In my own writing (while I haven't thought much about this) it'd be most reasonable for the food to
mostly be as it is here, since the continents on which most stories are mostly set were originally settled by people from our world, many quite probably bringing seed corn and whatnot with them ... (Which gives me an idea for a story ... but that's
way off topic for this thread

) There wouldn't be much different in the preparation than you'd find
somewhere in our world, since one of the principles of my "applied metaphysics" is that the "mundane" way is usually cheaper or otherwise better. (The one obvious exception is that, until the necessary industry for modern refrigeration developed, they'd use applied metaphysics to keep food safe and fresh when they could.)
In re real-world "equivalents": If your work becomes sufficiently popular (may God provide!), and involves food notably, you may be asked to provide recipes.
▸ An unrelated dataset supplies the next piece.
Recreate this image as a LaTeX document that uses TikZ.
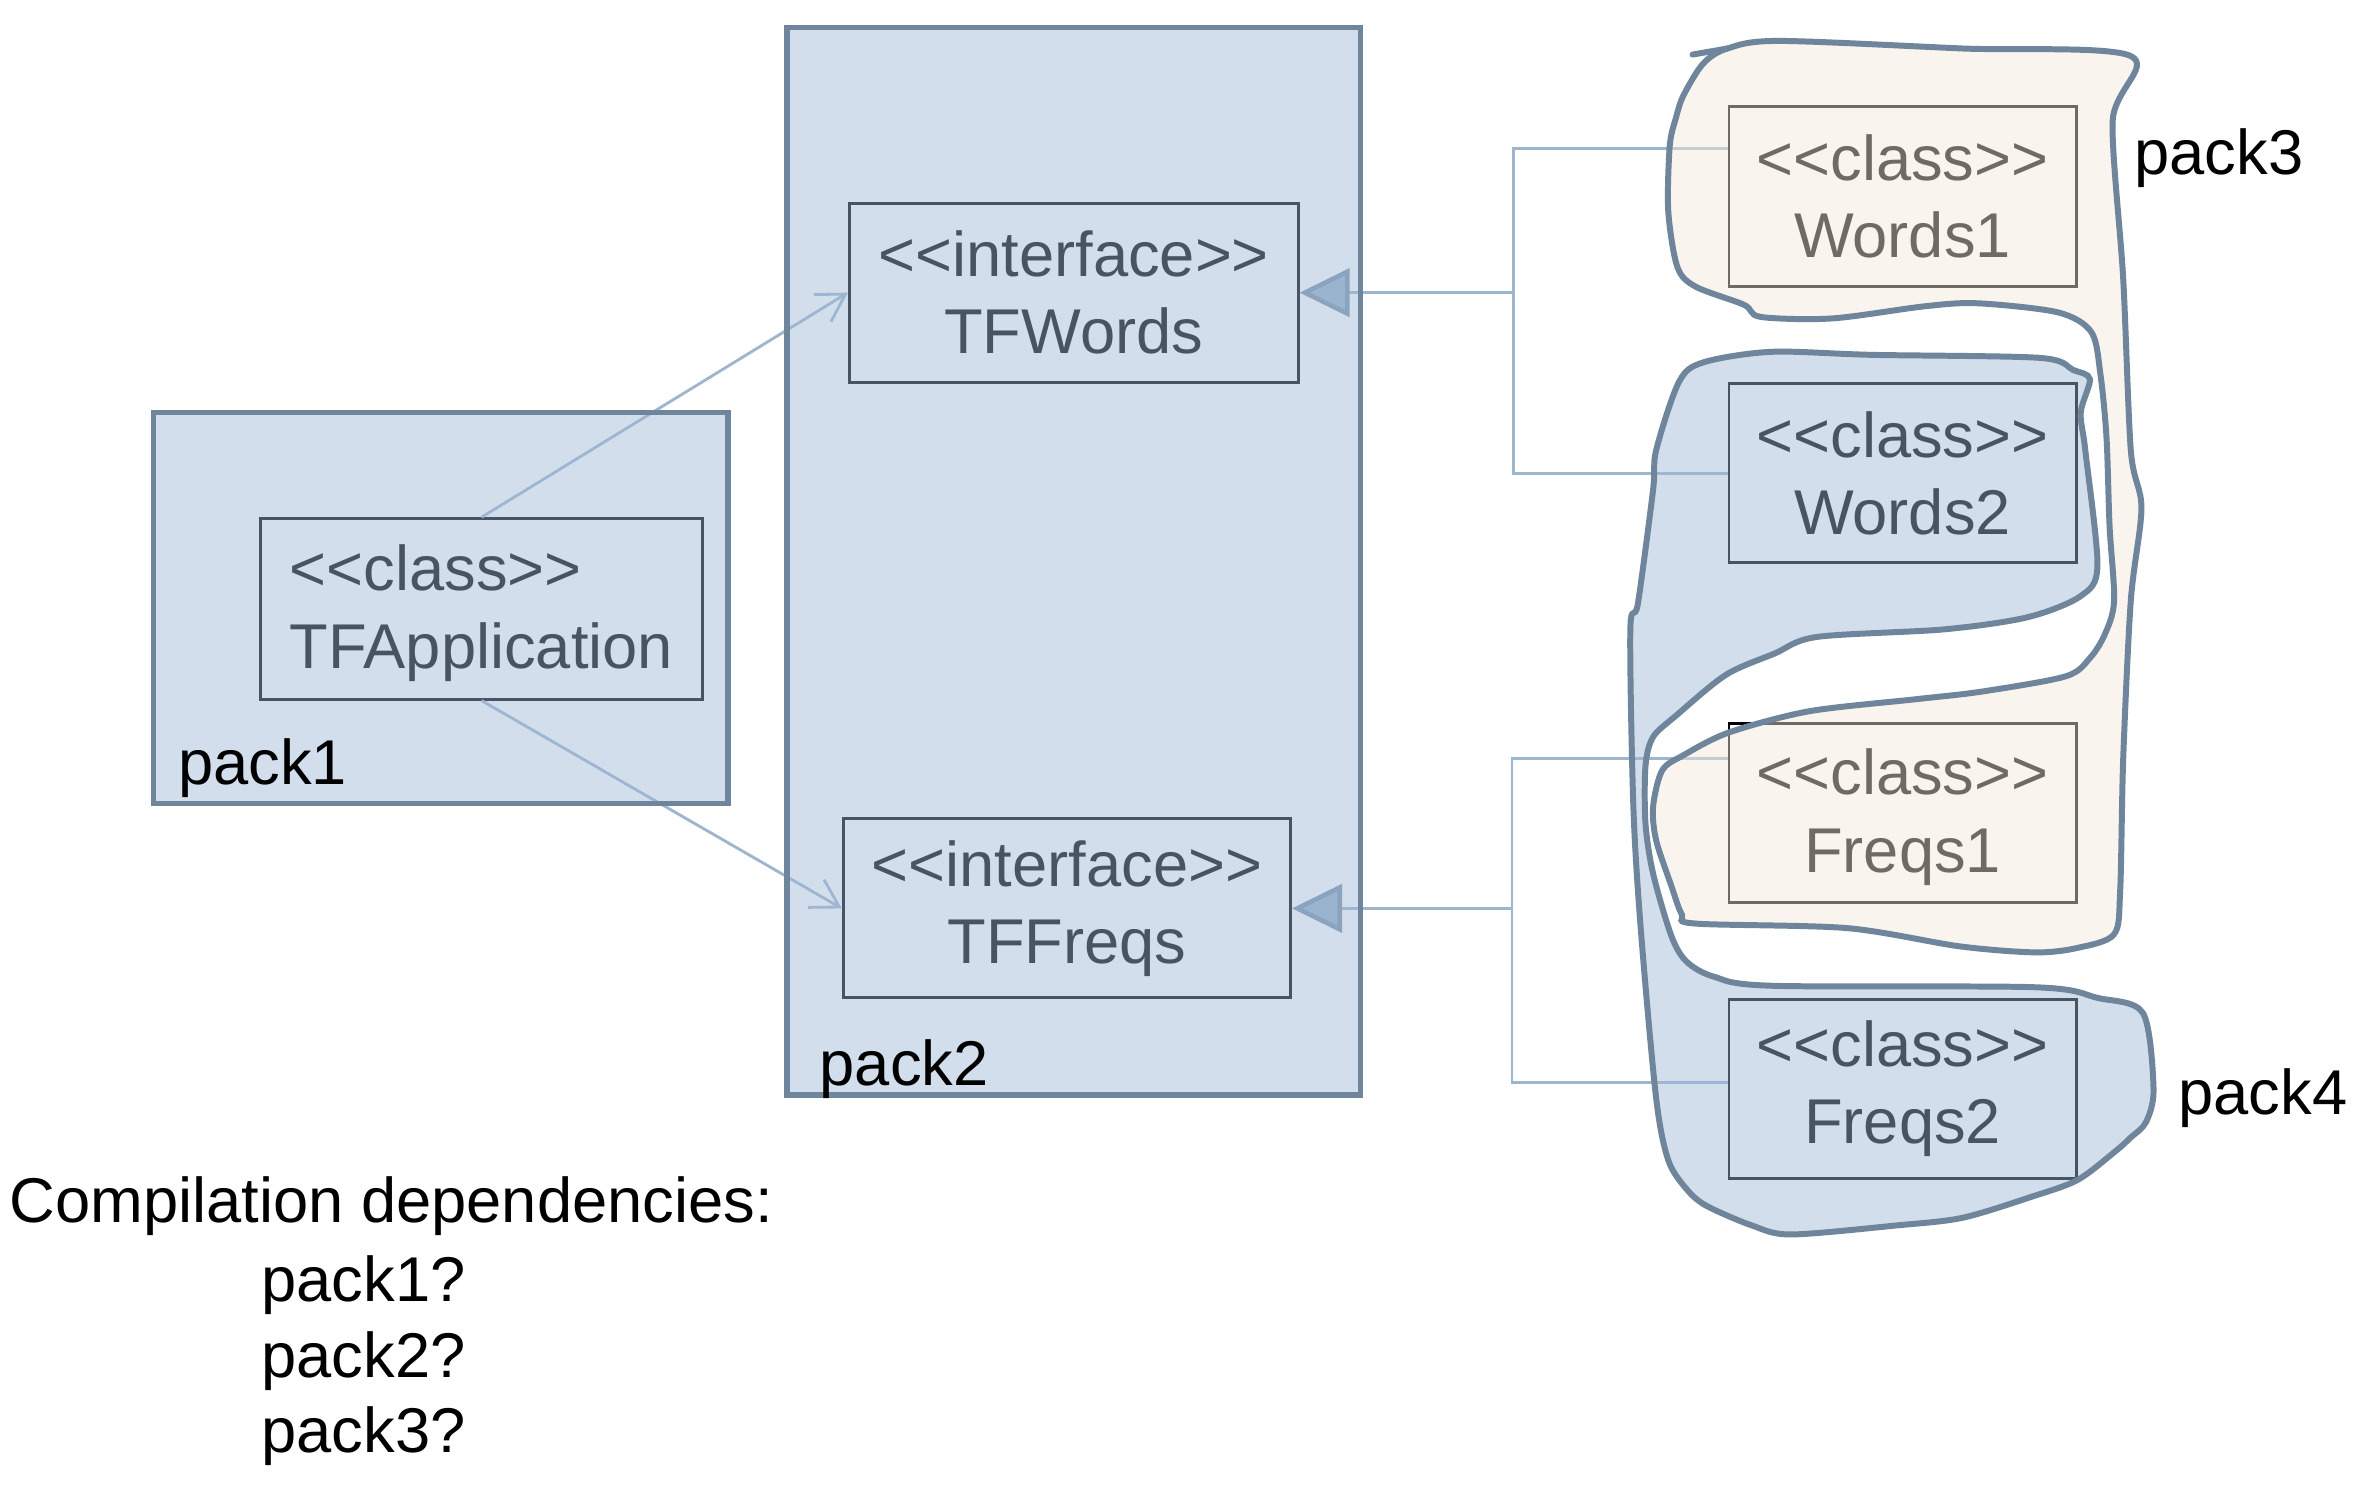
\documentclass[tikz,border=0pt]{standalone}
\usepackage{fontspec}
\setmainfont{Liberation Sans}
\usetikzlibrary{arrows.meta}

\definecolor{packfill}{RGB}{160,184,214}
\definecolor{peachfill}{RGB}{246,233,221}
\definecolor{packline}{RGB}{110,133,156}
\definecolor{depline}{RGB}{157,181,205}
\definecolor{tipfill}{RGB}{150,176,200}
\definecolor{tipline}{RGB}{120,146,170}

\begin{document}
\begin{tikzpicture}[x=1.5166cm, y=1.5166cm,
    classbox/.style={draw=black, line width=0.8pt, inner sep=0pt, align=center, font=\fontsize{18}{22}\selectfont},
    pack/.style={draw=packline, line width=1.5pt, fill=packfill, fill opacity=0.46},
    blob/.style={draw=packline, line width=1.7pt, fill opacity=0.46},
    dep/.style={depline, line width=0.8pt, -{Straight Barb[length=0.27cm, width=0.32cm]}},
    gen/.style={depline, line width=0.8pt, -{Triangle[length=0.5cm, width=0.48cm, fill=tipfill, color=tipline, line width=1.3pt]}},
    tie/.style={depline, line width=0.8pt},
    packlabel/.style={anchor=base west, inner sep=0pt, font=\fontsize{18}{22}\selectfont}]
\fill[white] (0,0) rectangle (15.68,9.79);
\useasboundingbox (0,0) rectangle (15.68,9.79);

% classes and interfaces
\node[classbox, align=left, minimum width=4.413cm, minimum height=1.805cm] (tfapp) at (3.175,5.775) {\strut<{}<class>{}>\\TFApplication};
\node[classbox, minimum width=4.489cm, minimum height=1.790cm] (tfwords) at (7.08,7.86) {<{}<interface>{}>\\TFWords};
\node[classbox, minimum width=4.474cm, minimum height=1.790cm] (tffreqs) at (7.035,3.80) {<{}<interface>{}>\\TFFreqs};
\node[classbox, minimum width=3.473cm, minimum height=1.805cm] (words1) at (12.545,8.495) {<{}<class>{}>\\Words1};
\node[classbox, minimum width=3.473cm, minimum height=1.790cm] (words2) at (12.545,6.67) {<{}<class>{}>\\Words2};
\node[classbox, minimum width=3.473cm, minimum height=1.790cm] (freqs1) at (12.545,4.43) {\strut<{}<class>{}>\\Freqs1};
\node[classbox, minimum width=3.473cm, minimum height=1.790cm] (freqs2) at (12.545,2.61) {<{}<class>{}>\\Freqs2};

% dependencies
\draw[dep] (tfapp.north) -- (tfwords.west);
\draw[dep] (tfapp.south) -- (tffreqs.west);

% realisations
\coordinate (wjoin) at (9.98,7.86);
\coordinate (fjoin) at (9.97,3.80);
\draw[gen] ([yshift=0.478cm]words1.west) -| (wjoin) -- (tfwords.east);
\draw[tie] (words2.west) -| (wjoin);
\draw[gen] ([yshift=0.546cm]freqs1.west) -| (fjoin) -- (tffreqs.east);
\draw[tie] ([yshift=0.06cm]freqs2.west) -| (fjoin);

% packages
\draw[pack] (1.01,4.49) rectangle (4.80,7.07);
\draw[pack] (5.19,2.57) rectangle (8.97,9.61);

\draw[blob, fill=peachfill] plot[smooth cycle, tension=0.5] coordinates {
  (11.23,9.37) (11.39,9.47) (11.73,9.52) (12.94,9.47) (14.05,9.42)
  (13.93,8.99) (14.00,7.95) (14.05,6.82) (14.12,6.44) (14.05,5.83)
  (14.00,4.79) (13.98,3.92) (13.94,3.63) (13.70,3.54) (13.42,3.51)
  (12.92,3.55) (12.18,3.67) (11.18,3.70) (11.09,3.76) (11.02,3.95)
  (10.92,4.25) (10.90,4.47) (10.96,4.71) (11.10,4.81) (11.40,4.96)
  (11.93,5.10) (12.64,5.18) (13.07,5.23) (13.62,5.33) (13.78,5.45)
  (13.88,5.61) (13.94,5.83) (13.91,6.32) (13.89,6.90) (13.85,7.32)
  (13.79,7.60) (13.57,7.73) (13.04,7.79) (12.69,7.77) (12.08,7.69)
  (11.61,7.70) (11.50,7.78) (11.18,7.90) (11.06,8.03) (11.00,8.40)
  (11.01,8.83) (11.05,9.01) (11.10,9.16)};
\draw[packline, line width=1.7pt, line cap=round] (11.16,9.43) -- (11.39,9.47);

\draw[blob, fill=packfill] plot[smooth cycle, tension=0.5] coordinates {
  (11.07,7.27) (11.23,7.40) (11.68,7.47) (12.34,7.45) (13.45,7.43)
  (13.67,7.35) (13.78,7.29) (13.72,7.07) (13.75,6.82) (13.83,6.06)
  (13.72,5.86) (13.37,5.72) (12.82,5.64) (11.98,5.59) (11.70,5.48)
  (11.38,5.34) (11.05,5.07) (10.90,4.93) (10.85,4.74) (10.85,4.36)
  (10.90,4.03) (11.02,3.62) (11.12,3.45) (11.30,3.35) (11.68,3.29)
  (13.42,3.28) (13.83,3.21) (14.13,3.11) (14.20,2.61) (14.15,2.39)
  (14.05,2.29) (13.95,2.20) (13.70,2.01) (13.40,1.90) (12.94,1.76)
  (12.51,1.71) (11.81,1.65) (11.55,1.71) (11.25,1.84) (11.12,1.95)
  (11.00,2.14) (10.92,2.55) (10.82,3.65) (10.77,4.47) (10.75,5.64)
  (10.80,5.81) (10.90,6.56) (10.92,6.82)};

% package names
\node[packlabel] (p1) at (1.17,4.62) {pack1};
\node[packlabel] (p2) at (5.40,2.63) {pack2};
\node[packlabel] (p3) at (14.07,8.64) {pack3};
\node[packlabel] (p4) at (14.36,2.44) {pack4};

\node[packlabel] (deps) at (0.06,1.73) {Compilation dependencies:};
\node[packlabel] (q1) at (1.72,1.21) {pack1?};
\node[packlabel] (q2) at (1.72,0.71) {pack2?};
\node[packlabel] (q3) at (1.72,0.21) {pack3?};

\end{tikzpicture}
\end{document}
I know of two examples of this (though neither is a Christian author): I've read a collection of maps and other worldbuilding data about Anne McCaffrey's Pern (
The Dragon-lover's Guide to Pern I think was the title), which included a couple of recipes, including one for "klah", their stimulant beverage brewed from the bark of a Pernese tree (I think the "recipe" included tea, coffee, and chocolate, but I'm not sure). And there's a story in Patricia Wrede's anthology
Book of Enchantments about "The Frying Pan of Doom" that includes a cooking contest and, in passing, a description of the winning entry, a barbarian's "After-Battle Triple Chocolate Cake". And then in an author's note she says that immediately after reading the story, her editor called her to demand the recipe, so she created it and it's printed (in the barbarian's "original measurements and instructions" plus a "translation for modern kitchens") in the anthology after the story. (It's become a perennial favorite in our house.)